Vistry’s profit and completions fall in line with expectations

Sept. 10, 2025

Vistry’s half year performance was in line with expectations, the group said today (September 10), with profit and completions down in a reflection of lower demand from affordable housing partners, but with full year guidance unchanged and a “significant step-up expected”. The housebuilder is seeking to “drive an improvement” in private sales in its second half.

During the six months to June 30 2025, Vistry’s adjusted revenue dropped 6% to £1,853.2 million. Adjusted pre-tax profit fell 33% to £80.6 million, while operating profit margin slipped 1.5 basis points to 6.7%.

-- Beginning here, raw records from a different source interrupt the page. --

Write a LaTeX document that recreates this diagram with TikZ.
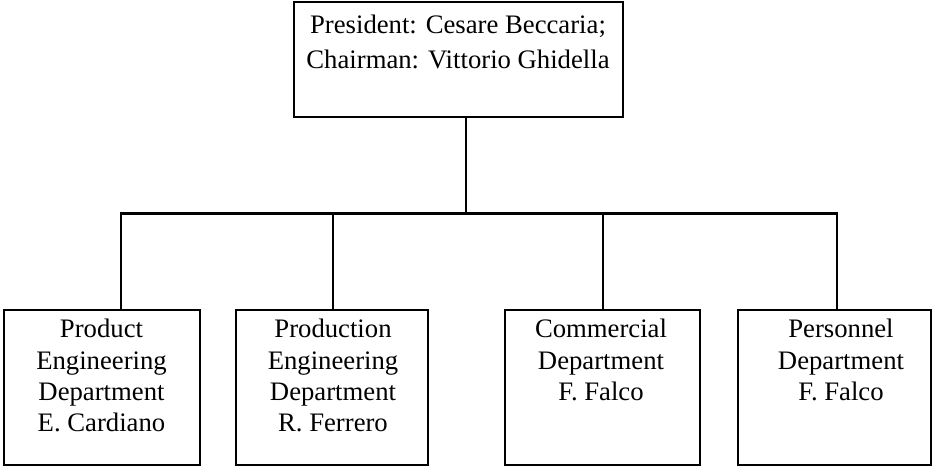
\documentclass[tikz,border=0pt]{standalone}
\usepackage{fontspec}
\setmainfont{Liberation Serif}
\begin{document}
\begin{tikzpicture}[x=1pt,y=-1pt,
  unit/.style={draw, line width=2.4pt, inner sep=0pt, outer sep=0pt},
  headtext/.style={align=center, inner sep=0pt, anchor=base, font=\fontsize{26.7}{35}\selectfont},
  depttext/.style={align=center, inner sep=0pt, anchor=base, font=\fontsize{26.7}{31.3}\selectfont},
  link/.style={line width=2.4pt}]
\useasboundingbox (0,0) rectangle (932,466);
\fill[white] (0,0) rectangle (932,466);

% head of the company (the base anchor sits on the last line)
\node[unit, minimum width=329pt, minimum height=115pt] (pres) at (458.5,59.5) {};
\node[headtext] (prestext) at (458,68.3) {President: Cesare Beccaria;\\Chairman: Vittorio Ghidella};

% departments
\node[unit, minimum width=196pt, minimum height=155pt] (d1) at (102,387.5) {};
\node[unit, minimum width=192pt, minimum height=155pt] (d2) at (332,387.5) {};
\node[unit, minimum width=195pt, minimum height=155pt] (d3) at (602.5,387.5) {};
\node[unit, minimum width=193pt, minimum height=155pt] (d4) at (834.5,387.5) {};

\node[depttext] (d1text) at (101.5,431.6) {Product\\Engineering\\Department\\E. Cardiano};
\node[depttext] (d2text) at (333,431.6) {Production\\Engineering\\Department\\R. Ferrero};
\node[depttext] (d3text) at (601,400.3) {Commercial\\Department\\F. Falco};
\node[depttext] (d4text) at (841,400.3) {Personnel\\Department\\F. Falco};

% branch points on the distribution bar
\coordinate (top) at (466,117);
\coordinate (j1) at (121,213.5);
\coordinate (j2) at (333,213.5);
\coordinate (j3) at (603,213.5);
\coordinate (j4) at (837,213.5);

\draw[link] (top) -- (top |- j1);
\draw[link, line cap=rect] (j1) -- (j4);
\draw[link] (j1) -- (j1 |- d1.north);
\draw[link] (j2) -- (j2 |- d2.north);
\draw[link] (j3) -- (j3 |- d3.north);
\draw[link] (j4) -- (j4 |- d4.north);
\end{tikzpicture}
\end{document}
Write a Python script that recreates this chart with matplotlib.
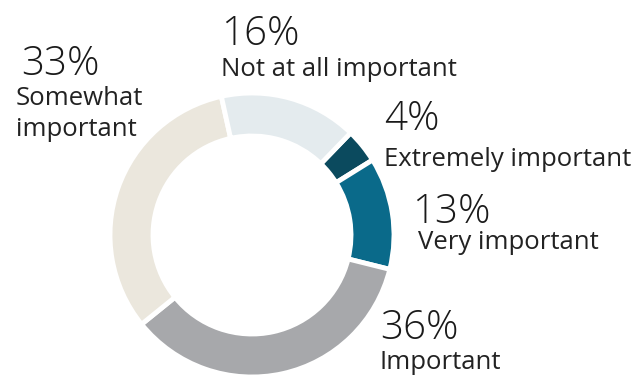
import matplotlib
matplotlib.use("Agg")
import matplotlib.pyplot as plt

categories = ["Extremely important", "Very important", "Important",
              "Somewhat important", "Not at all important"]
shares = [4, 13, 36, 33, 16]
colors = ["#0b4a5e", "#0a6a8a", "#a7a8ab", "#ebe7dd", "#e4ebee"]

# label text, with the line break used in the chart
label_text = ["Extremely important", "Very important", "Important",
              "Somewhat\nimportant", "Not at all important"]
# pixel anchors (left, baseline) of the percentage and the label's first line
pct_pos = [(384, 130), (412, 223), (380, 339), (21, 75), (221, 45)]
lab_pos = [(384, 166), (418, 249), (379, 369), (16, 105), (221, 76)]

W, H = 640, 375
fig = plt.figure(figsize=(W / 100, H / 100), dpi=100)
ax = fig.add_axes([0, 0, 1, 1])

cx, cy, r_out, r_in = 252, H - 235, 142, 99
ax.pie(shares, colors=colors, startangle=46, counterclock=False,
       center=(cx, cy), radius=r_out, frame=True,
       wedgeprops=dict(width=r_out - r_in, edgecolor="white", linewidth=3.5))
ax.set_xlim(0, W)
ax.set_ylim(0, H)
ax.set_aspect("equal")
ax.axis("off")

fam = ["Open Sans", "DejaVu Sans"]
for v, t, (px, py), (lx, ly) in zip(shares, label_text, pct_pos, lab_pos):
    ax.text(px, H - py, f"{v}%", ha="left", va="baseline", fontsize=29,
            family=fam, weight="light", color="#1a1a1a")
    for i, line in enumerate(t.split("\n")):
        ax.text(lx, H - ly - i * 31, line, ha="left", va="baseline",
                fontsize=18.5, family=fam, color="#222222")

fig.savefig("out.png", dpi=100)
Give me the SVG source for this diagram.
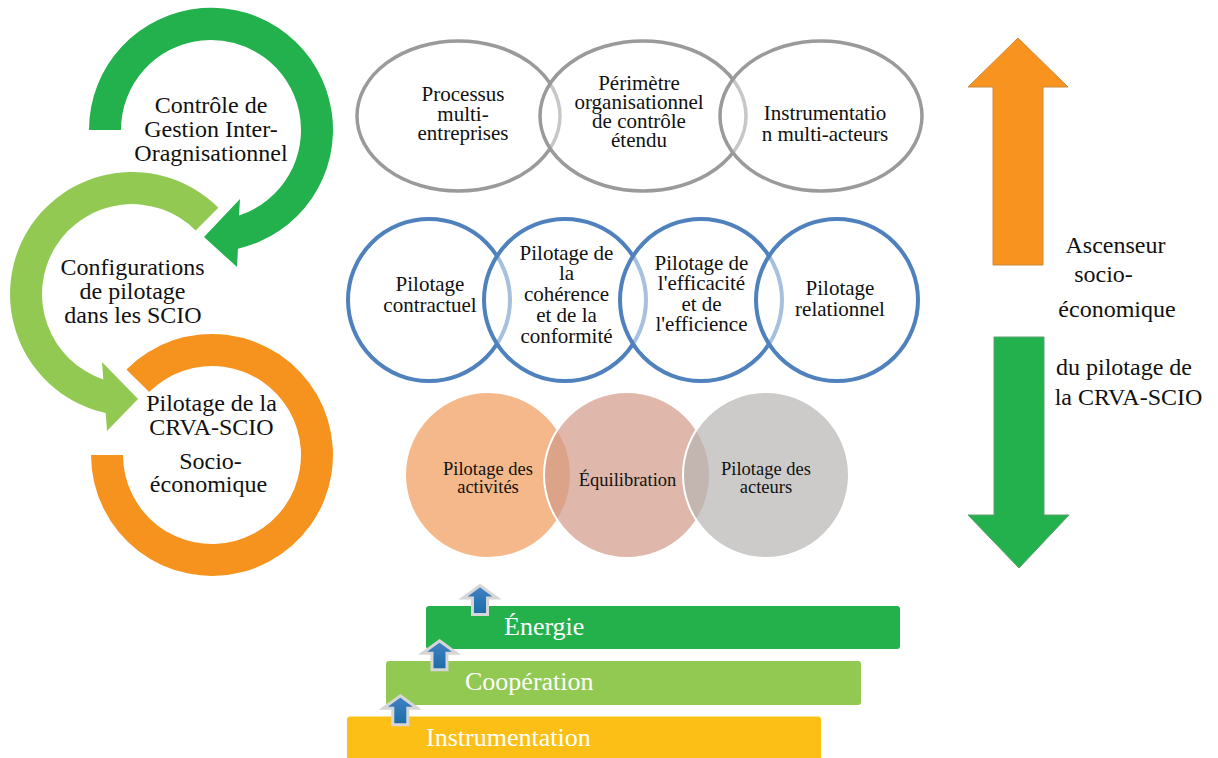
<svg xmlns="http://www.w3.org/2000/svg" width="1218" height="758" viewBox="0 0 1218 758">
<defs>
<linearGradient id="blueGrad" x1="0" y1="0" x2="0" y2="1">
<stop offset="0" stop-color="#4383C6"/>
<stop offset="1" stop-color="#1A6CA6"/>
</linearGradient>
<path id="upArrow" d="M0,0 L17,12.5 L7.5,12.5 L7.5,29 L-7.5,29 L-7.5,12.5 L-17,12.5 Z"/>
<style>
text { font-family: "Liberation Serif", "Times New Roman", serif; fill: #111111; text-anchor: middle; }
.t24 { font-size: 24px; }
.t21 { font-size: 21px; }
.t18 { font-size: 18.5px; }
.bart { font-size: 26px; fill: #ffffff; text-anchor: start; }
.rt { font-size: 24px; }
.ell { fill: #ffffff; fill-opacity: 0.45; stroke: #9A9A9A; stroke-width: 3.5; }
.blue { fill: #ffffff; fill-opacity: 0.5; stroke: #4F81BD; stroke-width: 4; }
.venn { stroke: #ffffff; stroke-width: 2; }
.sarrow { fill: url(#blueGrad); stroke: #D6D6D6; stroke-width: 3; }
</style>
</defs>
<rect x="0" y="0" width="1218" height="758" fill="#ffffff"/>

<!-- Left cycle -->
<g id="ring-orange">
<path d="M126.4,369.4 A121,121 0 1 1 91,455 L123,455 A89,89 0 1 0 149.1,392.1 Z" fill="#F6921E"/>
<text class="t24" x="211.5" y="410.5">Pilotage de la</text>
<text class="t24" x="211.5" y="435">CRVA-SCIO</text>
<text class="t24" x="210.5" y="468.5">Socio-</text>
<text class="t24" x="208.5" y="491.5">économique</text>
</g>
<g id="ring-lightgreen">
<path d="M218.3,207.7 A122,122 0 1 0 105.7,413.1 L107,431 L138,399 L102,362 L103.3,379.4 A90,90 0 1 1 195.6,230.4 Z" fill="#92C953"/>
<text class="t24" x="132.5" y="275">Configurations</text>
<text class="t24" x="132.5" y="299">de pilotage</text>
<text class="t24" x="133" y="323">dans les SCIO</text>
</g>
<g id="ring-green">
<path d="M89,130 A122,122 0 1 1 238,248.7 L237,267 L204,237 L240,199 L239,215.5 A90,90 0 1 0 121,130 Z" fill="#23B14D"/>
<text class="t24" x="211" y="113">Contrôle de</text>
<text class="t24" x="211" y="137">Gestion Inter-</text>
<text class="t24" x="211" y="161">Oragnisationnel</text>
</g>

<!-- Top grey ellipses -->
<g id="ellipse-processus">
<ellipse class="ell" cx="458.5" cy="116" rx="101.5" ry="75"/>
<text class="t21" x="463" y="101">Processus</text>
<text class="t21" x="463" y="120.5">multi-</text>
<text class="t21" x="463" y="140">entreprises</text>
</g>
<g id="ellipse-perimetre">
<ellipse class="ell" cx="643" cy="116" rx="103" ry="75"/>
<text class="t21" x="639" y="89.5">Périmètre</text>
<text class="t21" x="639" y="108.5">organisationnel</text>
<text class="t21" x="639" y="127.5">de contrôle</text>
<text class="t21" x="639" y="146.5">étendu</text>
</g>
<g id="ellipse-instrumentation">
<ellipse class="ell" cx="821" cy="116" rx="101" ry="75"/>
<text class="t21" x="825" y="120">Instrumentatio</text>
<text class="t21" x="825" y="140.5">n multi-acteurs</text>
</g>

<!-- Blue circles -->
<g id="circle-contractuel">
<circle class="blue" cx="429" cy="300" r="81"/>
<text class="t21" x="430" y="291">Pilotage</text>
<text class="t21" x="430" y="311.5">contractuel</text>
</g>
<g id="circle-coherence">
<circle class="blue" cx="565" cy="300" r="81"/>
<text class="t21" x="566.5" y="259.5">Pilotage de</text>
<text class="t21" x="566.5" y="280">la</text>
<text class="t21" x="566.5" y="301">cohérence</text>
<text class="t21" x="566.5" y="321.5">et de la</text>
<text class="t21" x="566.5" y="342.5">conformité</text>
</g>
<g id="circle-efficacite">
<circle class="blue" cx="701" cy="300" r="81"/>
<text class="t21" x="701.5" y="269.5">Pilotage de</text>
<text class="t21" x="701.5" y="290">l'efficacité</text>
<text class="t21" x="701.5" y="310.5">et de</text>
<text class="t21" x="701.5" y="331">l'efficience</text>
</g>
<g id="circle-relationnel">
<circle class="blue" cx="837" cy="300" r="81"/>
<text class="t21" x="840" y="294.5">Pilotage</text>
<text class="t21" x="840" y="315.5">relationnel</text>
</g>

<!-- Bottom Venn -->
<g id="venn-activites">
<circle class="venn" cx="488" cy="475" r="83" fill="#F5B88A"/>
<text class="t18" x="488" y="475">Pilotage des</text>
<text class="t18" x="488" y="493">activités</text>
</g>
<g id="venn-equilibration">
<circle class="venn" cx="627" cy="475" r="83" fill="#D19A87" fill-opacity="0.7"/>
<text class="t18" x="627.5" y="486">Équilibration</text>
</g>
<g id="venn-acteurs">
<circle class="venn" cx="766" cy="475" r="83" fill="#B6B5B3" fill-opacity="0.7"/>
<text class="t18" x="766" y="475">Pilotage des</text>
<text class="t18" x="766" y="493">acteurs</text>
</g>

<!-- Bars -->
<g id="bar-instrumentation">
<rect x="347" y="716.5" width="474" height="50" rx="3" fill="#FBBF16"/>
<text class="bart" x="426" y="745.5">Instrumentation</text>
</g>
<g id="bar-cooperation">
<rect x="386" y="661" width="475" height="44" rx="3" fill="#92C953"/>
<text class="bart" x="465" y="690">Coopération</text>
</g>
<g id="bar-energie">
<rect x="426" y="606" width="474" height="43" rx="3" fill="#24B14C"/>
<text class="bart" x="504" y="635">Énergie</text>
</g>

<!-- Right vertical arrows and label -->
<g id="arrow-up-orange">
<polygon points="1018,38 1068,87 1043,87 1043,265 993,265 993,87 968,87" fill="#F7931E" stroke="#C98A3E" stroke-width="1"/>
</g>
<g id="arrow-down-green">
<polygon points="994,337 1044,337 1044,515 1069,515 1019,568 968,515 994,515" fill="#22B14C" stroke="#5E9E6E" stroke-width="1"/>
</g>
<g id="label-ascenseur">
<text class="rt" x="1115.5" y="253">Ascenseur</text>
<text class="rt" x="1103.5" y="282">socio-</text>
<text class="rt" x="1117" y="317">économique</text>
<text class="rt" x="1124" y="375">du pilotage de</text>
<text class="rt" x="1128.5" y="405">la CRVA-SCIO</text>
</g>

<!-- Connectors: small blue step arrows -->
<g id="connectors">
<use href="#upArrow" class="sarrow" x="480" y="585.5"/>
<use href="#upArrow" class="sarrow" x="439.5" y="640.8"/>
<use href="#upArrow" class="sarrow" x="400.3" y="695.8"/>
</g>
</svg>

Reported pre-tax profit, including exceptional items of £19.6 million, dropped 55% to £40.9 million.

Vistry’s completions fell 12% to 6,889 new homes against H1 2024. Partner funded units, representing 73% of the total, fell 14% to 5,055 as uncertainty ahead of June’s Spending Review and “transitional funding constraints” impacted Vistry’s affordable housing partners.

Open market units decreased 4% during Vistry’s first half to 1,834, with average sales outlets reducing to 186 compared to 2024’s 210. Vistry said the “positive momentum” of the first quarter in the sales market softened in the face of macro concerns, ongoing affordability challenges and delayed expected interest rate cuts.